> [Task instructions] Pick out every line of the entries below where "script" occurs, and copy those lines.

** START OF Available data **

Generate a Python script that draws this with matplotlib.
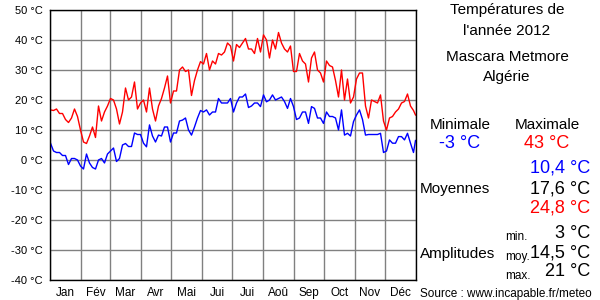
import matplotlib
matplotlib.use("Agg")
import matplotlib.pyplot as plt

plt.rcParams['font.family'] = ['Liberation Sans', 'DejaVu Sans']

# jours (0 = 1er janvier 2012), relevés tous les 3 jours
jours = list(range(0, 366, 3)) + [365]

tmax = [16.7, 16.5, 17, 15.5, 15.5, 13.5, 12.5, 14, 17, 14.5,
        10, 6, 5.5, 8, 11, 7.5, 18, 13, 16, 18,
        20.5, 20, 17, 12, 16, 24, 20, 21, 26, 17,
        19, 20, 16, 24, 17, 13, 18, 20.5, 24, 28,
        19, 23, 23, 30, 31, 29.5, 30, 21.5, 26.5, 30,
        32.8, 32, 35.5, 30, 33, 32, 35.5, 35, 36, 39,
        38, 33, 38.5, 37.5, 39, 40.5, 37, 37, 35.5, 40.5,
        36, 41.7, 40, 34, 40, 37, 42.5, 39, 37, 36,
        38, 29.5, 29.5, 35.5, 33, 32, 26, 34, 36, 30,
        29, 26, 33, 31.5, 31, 26.5, 21, 30, 20, 27,
        19, 21, 27, 29, 29, 18, 14, 20, 19.5, 19,
        21.7, 13, 10, 14, 14.5, 16, 17, 19, 19.5, 22,
        18, 16.5, 15]

tmin = [5.6, 3, 2.5, 2.5, 1.5, 1.5, -1.5, 0.5, 0.5, 0,
        -2, -3, 2, -1, -2.5, -3, 0, 0.5, -1, 2,
        3, 4, -0.5, 0.5, 5, 5.5, 4.5, 4.5, 9, 8.5,
        8.5, 5.6, 4.4, 11.7, 8, 6, 8.3, 8, 11, 11,
        6, 9, 9, 13, 13.3, 14, 10, 8.3, 11, 14,
        16.5, 16, 16.7, 15, 16, 16, 20.5, 19, 19, 19,
        20.5, 16, 19, 21, 21, 22, 17.5, 18, 19, 19,
        17.8, 21.7, 19.4, 20, 21.7, 20, 20.5, 21, 19.5, 17.2,
        20.5, 17.8, 13.5, 14, 16, 16, 12.2, 17.8, 17.2, 14,
        14, 12.2, 16, 14.5, 14.5, 14, 10, 16.7, 8.3, 8.9,
        8, 12.8, 15, 16.7, 13.5, 8.3, 8.5, 8.5, 8.5, 8.5,
        8.9, 2.5, 3, 6.7, 5.6, 5.6, 7.8, 7.8, 6.7, 8.9,
        5.6, 2.5, 6.5]

mois = ['Jan', 'Fév', 'Mar', 'Avr', 'Mai', 'Jui', 'Jui', 'Aoû', 'Sep', 'Oct', 'Nov', 'Déc']
debut_mois = [0, 31, 60, 91, 121, 152, 182, 213, 244, 274, 305, 335, 366]

fig = plt.figure(figsize=(6, 3), dpi=100)
ax = fig.add_axes([50/600, 20/300, 366/600, 270/300])

x = [j + 0.5 for j in jours]
ax.plot(x, tmax, color='red', lw=1)
ax.plot(x, tmin, color='blue', lw=1)

ax.set_xlim(0, 366)
ax.set_ylim(-40, 50)
ax.set_yticks(range(-40, 51, 10))
ax.set_yticklabels([f'{v} °C' for v in range(-40, 51, 10)], fontsize=8)
ax.set_xticks(debut_mois)
ax.set_xticklabels([])
ax.set_xticks([(debut_mois[i] + debut_mois[i+1]) / 2 for i in range(12)], minor=True)
ax.set_xticklabels(mois, minor=True, fontsize=8.5)
ax.tick_params(which='both', length=0, pad=5)
ax.grid(True, color='#808080', lw=1)
ax.set_axisbelow(True)
for s in ax.spines.values():
    s.set_color('black')
    s.set_linewidth(1)

def t(xp, yp, s, **kw):
    fig.text(xp/600, 1 - yp/300, s, va='center', **kw)

t(507, 10, 'Températures de', ha='center', fontsize=11)
t(507, 31, "l'année 2012", ha='center', fontsize=11)
t(507, 57, 'Mascara Metmore', ha='center', fontsize=11)
t(507, 77, 'Algérie', ha='center', fontsize=11)
t(460, 125, 'Minimale', ha='center', fontsize=11)
t(547, 125, 'Maximale', ha='center', fontsize=11)
t(460, 143, '-3 °C', ha='center', fontsize=13, color='blue')
t(547, 143, '43 °C', ha='center', fontsize=13, color='red')
t(590, 168, '10,4 °C', ha='right', fontsize=13, color='blue')
t(420, 189, 'Moyennes', ha='left', fontsize=11)
t(590, 189, '17,6 °C', ha='right', fontsize=13, color='black')
t(590, 208, '24,8 °C', ha='right', fontsize=13, color='red')
t(505, 237, 'min.', ha='left', fontsize=8.5)
t(590, 233, '3 °C', ha='right', fontsize=13)
t(420, 254, 'Amplitudes', ha='left', fontsize=11)
t(505, 257, 'moy.', ha='left', fontsize=8.5)
t(590, 253, '14,5 °C', ha='right', fontsize=13)
t(505, 276, 'max.', ha='left', fontsize=8.5)
t(590, 272, '21 °C', ha='right', fontsize=13)
t(420, 294, 'Source : www.incapable.fr/meteo', ha='left', fontsize=8.5)

fig.savefig('out.png', dpi=100)
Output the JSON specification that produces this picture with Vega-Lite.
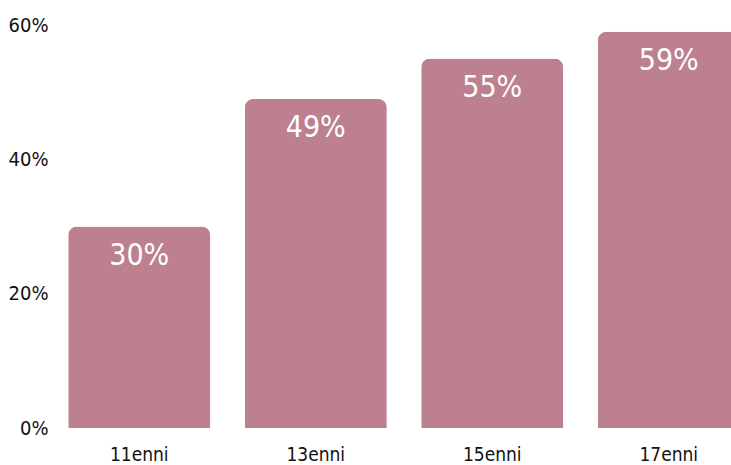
{
  "$schema": "https://vega.github.io/schema/vega-lite/v6.json",
  "autosize": {"type": "none"},
  "padding": {"left": 51, "top": 25, "right": 0, "bottom": 37},
  "width": 706,
  "height": 403,
  "background": "white",
  "config": {
    "view": {"stroke": null},
    "font": "DejaVu Sans Condensed"
  },
  "data": {
    "values": [
      {"eta": "11enni", "valore": 0.30},
      {"eta": "13enni", "valore": 0.49},
      {"eta": "15enni", "valore": 0.55},
      {"eta": "17enni", "valore": 0.59}
    ]
  },
  "encoding": {
    "x": {
      "field": "eta",
      "type": "nominal",
      "sort": null,
      "scale": {"paddingInner": 0.195, "paddingOuter": 0.0975},
      "axis": {
        "title": null,
        "labelAngle": 0,
        "ticks": false,
        "domain": false,
        "labelFont": "DejaVu Sans Condensed",
        "labelFontSize": 19,
        "labelColor": "#111111",
        "labelPadding": 17,
        "labelBaseline": "top"
      }
    },
    "y": {
      "field": "valore",
      "type": "quantitative",
      "scale": {"domain": [0, 0.6], "nice": false},
      "axis": {
        "title": null,
        "values": [0, 0.2, 0.4, 0.6],
        "format": ".0%",
        "grid": false,
        "ticks": false,
        "domain": false,
        "labelFont": "DejaVu Sans Condensed",
        "labelFontSize": 20,
        "labelColor": "#111111",
        "labelPadding": 3
      }
    }
  },
  "layer": [
    {
      "mark": {
        "type": "bar",
        "color": "#BD808F",
        "cornerRadiusTopLeft": 9,
        "cornerRadiusTopRight": 9
      }
    },
    {
      "mark": {
        "type": "text",
        "color": "white",
        "fontSize": 30,
        "baseline": "middle",
        "dy": 29,
        "font": "DejaVu Sans Condensed"
      },
      "encoding": {
        "text": {"field": "valore", "type": "quantitative", "format": ".0%"},
        "y": {"field": "valore", "type": "quantitative"}
      }
    }
  ]
}
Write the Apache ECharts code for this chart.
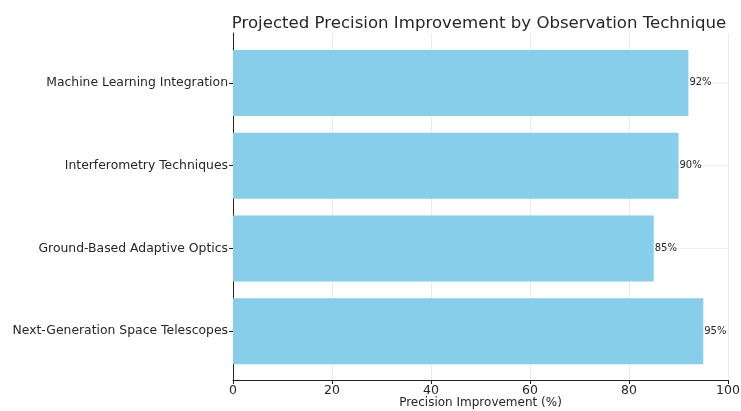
<!DOCTYPE html>
<html>
<head>
<meta charset="utf-8">
<script src="https://cdn.jsdelivr.net/npm/echarts@6/dist/echarts.min.js"></script>
<style>
  html, body { margin: 0; padding: 0; background: #fff; }
  #chart { width: 741px; height: 411px; }
</style>
</head>
<body>
<div id="chart"></div>
<script>
// Observation techniques, listed top to bottom
const techniques = [
  'Machine Learning Integration',
  'Interferometry Techniques',
  'Ground-Based Adaptive Optics',
  'Next-Generation Space Telescopes'
];
// Projected precision improvement (%) for each technique
const improvement = [92, 90, 85, 95];
// Full-width reference values used to draw horizontal guide lines
const guideValues = [100, 100, 100, 100];

const FONT = 'DejaVu Sans';
const TEXT = '#262626';

const chart = echarts.init(document.getElementById('chart'), null, { renderer: 'canvas' });

chart.setOption({
  backgroundColor: '#ffffff',
  animation: false,
  title: {
    text: 'Projected Precision Improvement by Observation Technique',
    left: 474, top: 10, textAlign: 'center',
    textStyle: { fontFamily: FONT, fontSize: 16.6, fontWeight: 'normal', color: TEXT }
  },
  grid: [
    // frame: axis spines, x ticks and vertical grid
    { left: 233, right: 13, top: 33, bottom: 31, containLabel: false, outerBoundsMode: 'none' },
    // bars and category labels
    { left: 233, right: 13, top: 41.5, bottom: 38.5, containLabel: false, outerBoundsMode: 'none' }
  ],
  xAxis: [
    {
      gridIndex: 0, type: 'value', min: 0, max: 100, interval: 20,
      axisLine: { show: true, lineStyle: { color: '#222', width: 1 } },
      axisTick: { show: true, inside: false, length: 4, lineStyle: { color: '#222' } },
      axisLabel: { fontFamily: FONT, fontSize: 12.5, color: TEXT, margin: 4 },
      splitLine: { show: true, lineStyle: { color: '#ececec', width: 1 } },
      name: 'Precision Improvement (%)',
      nameLocation: 'middle', nameGap: 17, nameMoveOverlap: false,
      nameTextStyle: { fontFamily: FONT, fontSize: 12, color: TEXT, verticalAlign: 'top' }
    },
    { gridIndex: 1, type: 'value', min: 0, max: 100, show: false }
  ],
  yAxis: [
    {
      gridIndex: 0, type: 'value', min: 0, max: 1,
      axisLine: { show: true, lineStyle: { color: '#222', width: 1 } },
      axisTick: { show: false }, axisLabel: { show: false }, splitLine: { show: false }
    },
    {
      gridIndex: 1, type: 'category', data: techniques, inverse: true,
      axisLine: { show: false },
      axisTick: { show: true, alignWithLabel: true, length: 4, lineStyle: { color: '#222' } },
      axisLabel: { fontFamily: FONT, fontSize: 12.4, color: TEXT, margin: 5 },
      splitLine: { show: false }
    },
    {
      gridIndex: 1, type: 'category', data: techniques, inverse: true, show: false
    }
  ],
  series: [
    {
      name: 'guides', type: 'bar', xAxisIndex: 1, yAxisIndex: 2,
      data: guideValues, barWidth: 1, silent: true, z: 1,
      itemStyle: { color: '#ececec' }
    },
    {
      name: 'Precision Improvement', type: 'bar', xAxisIndex: 1, yAxisIndex: 1,
      data: improvement, barWidth: 66, z: 3,
      itemStyle: { color: '#87CEEB' },
      label: {
        show: true, position: 'right', distance: 1,
        formatter: '{c}%',
        fontFamily: FONT, fontSize: 10, color: TEXT
      }
    }
  ]
});
</script>
</body>
</html>
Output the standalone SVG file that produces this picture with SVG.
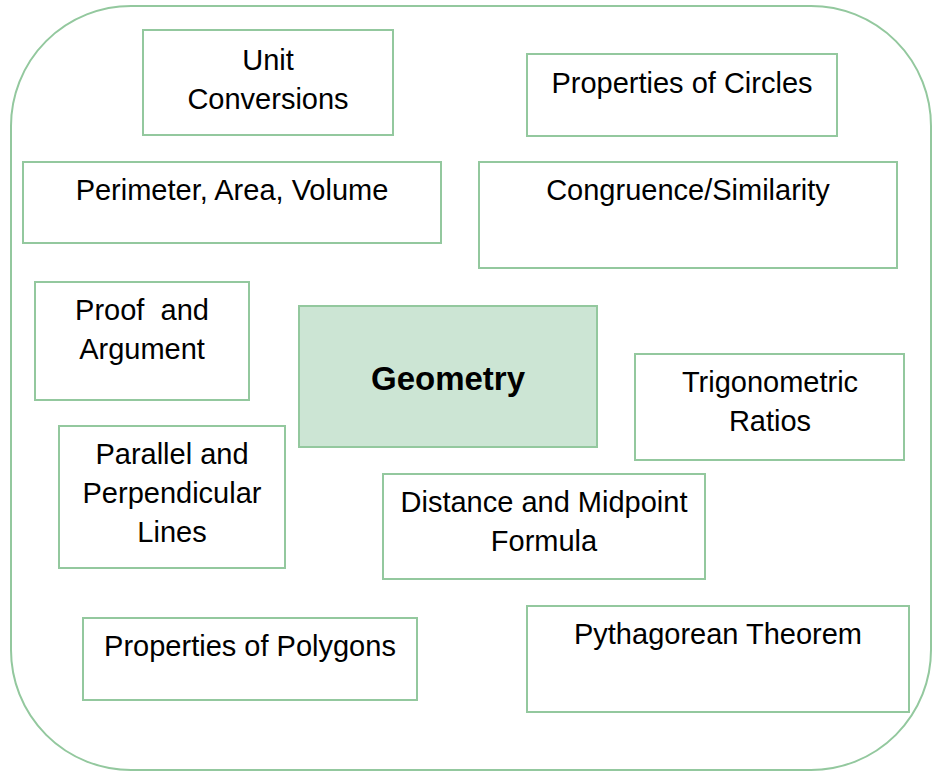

** END OF Available data **

> [Problem solution]
Generate a Python script that draws this with matplotlib.
<script src="https://cdn.jsdelivr.net/npm/echarts@6/dist/echarts.min.js"></script>
<script>
</script>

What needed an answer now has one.